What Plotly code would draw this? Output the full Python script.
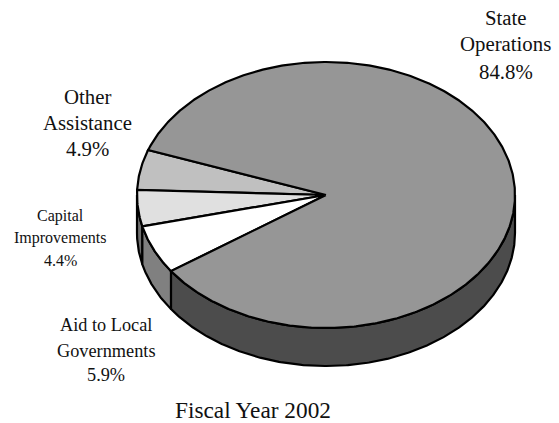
import numpy as np
import plotly.graph_objects as go

# Budget shares, in percent, in the order they run around the pie
categories = ["Other Assistance", "Capital Improvements", "Aid to Local Governments", "State Operations"]
shares = [4.9, 4.4, 5.9, 84.8]
top_colors = ["#c0c0c0", "#e0e0e0", "#ffffff", "#969696"]
side_colors = ["#606060", "#707070", "#808080", "#4c4c4c"]
title_text = "Fiscal Year 2002"

# Pie geometry on a pixel-sized plotting area
CX, CY, RX, RY, DEPTH = 326, 195, 189, 133, 38
START_DEG = 160.2
OUTLINE = dict(color="black", width=2.2)

# Label blocks: lines, centre x, line-centre y values, font size
label_blocks = [
    (["State", "Operations", "84.8%"], 505.5, [17, 44, 71], 20.8),
    (["Other", "Assistance", "4.9%"], 87.5, [96, 122, 148], 20.8),
    (["Capital", "Improvements", "4.4%"], 60, [216, 238, 260], 16),
    (["Aid to Local", "Governments", "5.9%"], 106, [325, 351, 375], 18.3),
]


def rim(a0, a1, drop=0.0):
    t = np.radians(np.linspace(a0, a1, max(3, int(abs(a1 - a0) * 2))))
    return CX + RX * np.cos(t), CY - RY * np.sin(t) + drop


def polygon(fig, x, y, color):
    fig.add_trace(go.Scatter(x=x, y=y, mode="lines", fill="toself", fillcolor=color,
                             line=dict(shape="linear", **OUTLINE), hoverinfo="skip"))


fig = go.Figure()

edges = START_DEG + np.concatenate([[0], np.cumsum(shares)]) * 3.6

# Side wall: only the front half of the rim (180 to 360 degrees) is visible
for i, color in enumerate(side_colors):
    a0, a1 = max(edges[i], 180), min(edges[i + 1], 360)
    if a1 <= a0:
        continue
    xt, yt = rim(a0, a1)
    xb, yb = rim(a1, a0, DEPTH)
    polygon(fig, np.r_[xt, xb, xt[0]], np.r_[yt, yb, yt[0]], color)

# Top face wedges
for i, color in enumerate(top_colors):
    xr, yr = rim(edges[i], edges[i + 1])
    polygon(fig, np.r_[CX, xr, CX], np.r_[CY, yr, CY], color)

annotations = []
for lines, x, ys, size in label_blocks:
    for line, y in zip(lines, ys):
        annotations.append(dict(x=x, y=y, text=line, showarrow=False, xanchor="center", yanchor="middle",
                                font=dict(size=size)))
annotations.append(dict(x=252.5, y=410, text=title_text, showarrow=False, xanchor="center", yanchor="middle",
                        font=dict(size=23.3)))

fig.update_layout(
    width=559, height=423, margin=dict(l=0, r=0, t=0, b=0),
    paper_bgcolor="white", plot_bgcolor="white", showlegend=False,
    font=dict(family="Liberation Serif", color="#111111"),
    xaxis=dict(range=[0, 559], visible=False, fixedrange=True),
    yaxis=dict(range=[423, 0], visible=False, fixedrange=True),
    annotations=annotations,
)
fig.write_html("out.html", config=dict(displayModeBar=False))
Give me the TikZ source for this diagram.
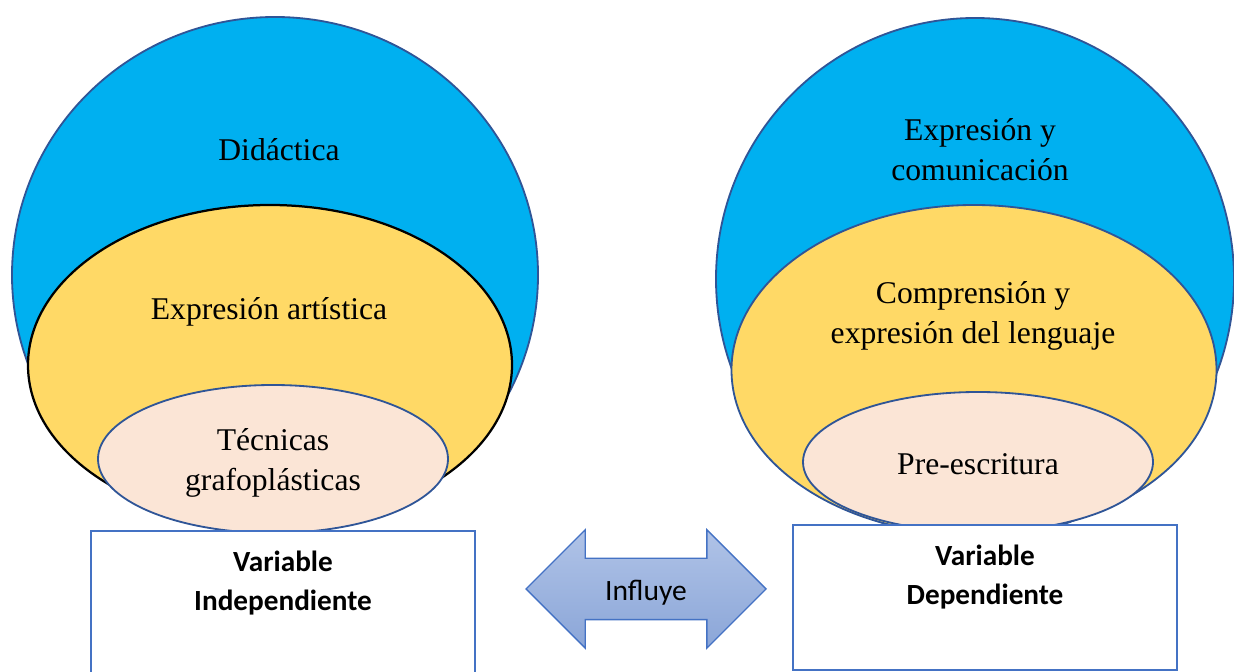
\documentclass[tikz,border=0pt]{standalone}
\usepackage{fontspec}
\setmainfont{Liberation Serif}
\newfontfamily\calibrifont{Carlito}
\usepackage{tikz}
\usetikzlibrary{shapes.geometric,shapes.arrows,positioning,calc}
\definecolor{skyblue}{HTML}{00B0F0}
\definecolor{sunyellow}{HTML}{FFD966}
\definecolor{peach}{HTML}{FBE5D6}
\definecolor{rimblue}{HTML}{2F5597}
\definecolor{boxblue}{HTML}{4472C4}
\definecolor{arrowtop}{HTML}{B0C3E7}
\definecolor{arrowbot}{HTML}{8BA6D8}

\begin{document}
\begin{tikzpicture}[
        zone/.style={ellipse, draw=rimblue, line width=1.3pt, fill=#1, inner sep=0pt},
        zonetext/.style={align=center, font=\fontsize{22.5}{28.5}\selectfont},
        varbox/.style={rectangle, draw=boxblue, line width=1.4pt, fill=white, minimum width=9.6cm},
        vartext/.style={align=center, font=\calibrifont\bfseries\fontsize{20.8}{27.7}\selectfont},
        twoway/.style={double arrow, draw=boxblue, line width=1pt,
            top color=arrowtop, bottom color=arrowbot,
            double arrow head extend=0.7125cm, minimum height=6cm,
            inner ysep=0pt, text height=1.05cm, text depth=0.45cm,
            font=\calibrifont\fontsize{21}{25}\selectfont}
    ]
        \path[use as bounding box, clip] (0,0) rectangle (30.85,16.8);

        % left set: independent variable
        \node[zone=skyblue, minimum width=13.15cm, minimum height=12.9cm] (lblue) at (6.875,9.925) {};
        \node[zone=sunyellow, draw=black, line width=1.6pt, minimum width=12.1cm, minimum height=8cm] (lyellow) at (6.75,7.675) {};
        \node[zone=peach, minimum width=8.75cm, minimum height=3.7cm] (lpeach) at (6.825,5.325) {};
        \node[zonetext] (didactica) at (6.975,13.05) {Didáctica};
        \node[zonetext] (artistica) at (6.725,9.0) {Expresión artística};
        \node[zonetext] (tecnicas) at (6.825,5.225) {Técnicas\\grafoplásticas};
        \node[varbox, minimum height=3.975cm] (lbox) at (7.075,1.5375) {};
        \node[vartext] (ltext) at ([yshift=-1.325cm]lbox.north) {Variable\\Independiente};

        % right set: dependent variable
        \node[zone=skyblue, minimum width=12.95cm, minimum height=13.05cm] (rblue) at (24.375,9.825) {};
        \node[zone=sunyellow, minimum width=12.125cm, minimum height=8.25cm] (ryellow) at (24.35,7.55) {};
        \node[zone=peach, minimum width=8.75cm, minimum height=3.5cm] (rpeach) at (24.45,5.25) {};
        \node[zonetext] (comunicacion) at (24.5,13.05) {Expresión y\\comunicación};
        \node[zonetext] (lenguaje) at (24.325,8.9) {Comprensión y\\expresión del lenguaje};
        \node[zonetext] (preescritura) at (24.45,5.2) {Pre-escritura};
        \node[varbox, minimum height=3.625cm] (rbox) at (24.625,1.8625) {};
        \node[vartext] (rtext) at ([yshift=-1.325cm]rbox.north) {Variable\\Dependiente};

        % link between both
        \node[twoway] (influye) at (16.15,2.075) {Influye};
    \end{tikzpicture}
\end{document}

----

| WHAT YOU NEED TO DO |
Print each of the records above exactly as written, leaving no picture in the copy.

| WRITTEN RESPONSE |
What Plotly code would draw this? Output the full Python script.
import numpy as np
import plotly.graph_objects as go

# Budget shares, in percent, in the order they run around the pie
categories = ["Other Assistance", "Capital Improvements", "Aid to Local Governments", "State Operations"]
shares = [4.9, 4.4, 5.9, 84.8]
top_colors = ["#c0c0c0", "#e0e0e0", "#ffffff", "#969696"]
side_colors = ["#606060", "#707070", "#808080", "#4c4c4c"]
title_text = "Fiscal Year 2002"

# Pie geometry on a pixel-sized plotting area
CX, CY, RX, RY, DEPTH = 326, 195, 189, 133, 38
START_DEG = 160.2
OUTLINE = dict(color="black", width=2.2)

# Label blocks: lines, centre x, line-centre y values, font size
label_blocks = [
    (["State", "Operations", "84.8%"], 505.5, [17, 44, 71], 20.8),
    (["Other", "Assistance", "4.9%"], 87.5, [96, 122, 148], 20.8),
    (["Capital", "Improvements", "4.4%"], 60, [216, 238, 260], 16),
    (["Aid to Local", "Governments", "5.9%"], 106, [325, 351, 375], 18.3),
]


def rim(a0, a1, drop=0.0):
    t = np.radians(np.linspace(a0, a1, max(3, int(abs(a1 - a0) * 2))))
    return CX + RX * np.cos(t), CY - RY * np.sin(t) + drop


def polygon(fig, x, y, color):
    fig.add_trace(go.Scatter(x=x, y=y, mode="lines", fill="toself", fillcolor=color,
                             line=dict(shape="linear", **OUTLINE), hoverinfo="skip"))


fig = go.Figure()

edges = START_DEG + np.concatenate([[0], np.cumsum(shares)]) * 3.6

# Side wall: only the front half of the rim (180 to 360 degrees) is visible
for i, color in enumerate(side_colors):
    a0, a1 = max(edges[i], 180), min(edges[i + 1], 360)
    if a1 <= a0:
        continue
    xt, yt = rim(a0, a1)
    xb, yb = rim(a1, a0, DEPTH)
    polygon(fig, np.r_[xt, xb, xt[0]], np.r_[yt, yb, yt[0]], color)

# Top face wedges
for i, color in enumerate(top_colors):
    xr, yr = rim(edges[i], edges[i + 1])
    polygon(fig, np.r_[CX, xr, CX], np.r_[CY, yr, CY], color)

annotations = []
for lines, x, ys, size in label_blocks:
    for line, y in zip(lines, ys):
        annotations.append(dict(x=x, y=y, text=line, showarrow=False, xanchor="center", yanchor="middle",
                                font=dict(size=size)))
annotations.append(dict(x=252.5, y=410, text=title_text, showarrow=False, xanchor="center", yanchor="middle",
                        font=dict(size=23.3)))

fig.update_layout(
    width=559, height=423, margin=dict(l=0, r=0, t=0, b=0),
    paper_bgcolor="white", plot_bgcolor="white", showlegend=False,
    font=dict(family="Liberation Serif", color="#111111"),
    xaxis=dict(range=[0, 559], visible=False, fixedrange=True),
    yaxis=dict(range=[423, 0], visible=False, fixedrange=True),
    annotations=annotations,
)
fig.write_html("out.html", config=dict(displayModeBar=False))
Give me the TikZ source for this diagram.
\documentclass[tikz,border=0pt]{standalone}
\usepackage{fontspec}
\setmainfont{Liberation Serif}
\newfontfamily\calibrifont{Carlito}
\usepackage{tikz}
\usetikzlibrary{shapes.geometric,shapes.arrows,positioning,calc}
\definecolor{skyblue}{HTML}{00B0F0}
\definecolor{sunyellow}{HTML}{FFD966}
\definecolor{peach}{HTML}{FBE5D6}
\definecolor{rimblue}{HTML}{2F5597}
\definecolor{boxblue}{HTML}{4472C4}
\definecolor{arrowtop}{HTML}{B0C3E7}
\definecolor{arrowbot}{HTML}{8BA6D8}

\begin{document}
\begin{tikzpicture}[
        zone/.style={ellipse, draw=rimblue, line width=1.3pt, fill=#1, inner sep=0pt},
        zonetext/.style={align=center, font=\fontsize{22.5}{28.5}\selectfont},
        varbox/.style={rectangle, draw=boxblue, line width=1.4pt, fill=white, minimum width=9.6cm},
        vartext/.style={align=center, font=\calibrifont\bfseries\fontsize{20.8}{27.7}\selectfont},
        twoway/.style={double arrow, draw=boxblue, line width=1pt,
            top color=arrowtop, bottom color=arrowbot,
            double arrow head extend=0.7125cm, minimum height=6cm,
            inner ysep=0pt, text height=1.05cm, text depth=0.45cm,
            font=\calibrifont\fontsize{21}{25}\selectfont}
    ]
        \path[use as bounding box, clip] (0,0) rectangle (30.85,16.8);

        % left set: independent variable
        \node[zone=skyblue, minimum width=13.15cm, minimum height=12.9cm] (lblue) at (6.875,9.925) {};
        \node[zone=sunyellow, draw=black, line width=1.6pt, minimum width=12.1cm, minimum height=8cm] (lyellow) at (6.75,7.675) {};
        \node[zone=peach, minimum width=8.75cm, minimum height=3.7cm] (lpeach) at (6.825,5.325) {};
        \node[zonetext] (didactica) at (6.975,13.05) {Didáctica};
        \node[zonetext] (artistica) at (6.725,9.0) {Expresión artística};
        \node[zonetext] (tecnicas) at (6.825,5.225) {Técnicas\\grafoplásticas};
        \node[varbox, minimum height=3.975cm] (lbox) at (7.075,1.5375) {};
        \node[vartext] (ltext) at ([yshift=-1.325cm]lbox.north) {Variable\\Independiente};

        % right set: dependent variable
        \node[zone=skyblue, minimum width=12.95cm, minimum height=13.05cm] (rblue) at (24.375,9.825) {};
        \node[zone=sunyellow, minimum width=12.125cm, minimum height=8.25cm] (ryellow) at (24.35,7.55) {};
        \node[zone=peach, minimum width=8.75cm, minimum height=3.5cm] (rpeach) at (24.45,5.25) {};
        \node[zonetext] (comunicacion) at (24.5,13.05) {Expresión y\\comunicación};
        \node[zonetext] (lenguaje) at (24.325,8.9) {Comprensión y\\expresión del lenguaje};
        \node[zonetext] (preescritura) at (24.45,5.2) {Pre-escritura};
        \node[varbox, minimum height=3.625cm] (rbox) at (24.625,1.8625) {};
        \node[vartext] (rtext) at ([yshift=-1.325cm]rbox.north) {Variable\\Dependiente};

        % link between both
        \node[twoway] (influye) at (16.15,2.075) {Influye};
    \end{tikzpicture}
\end{document}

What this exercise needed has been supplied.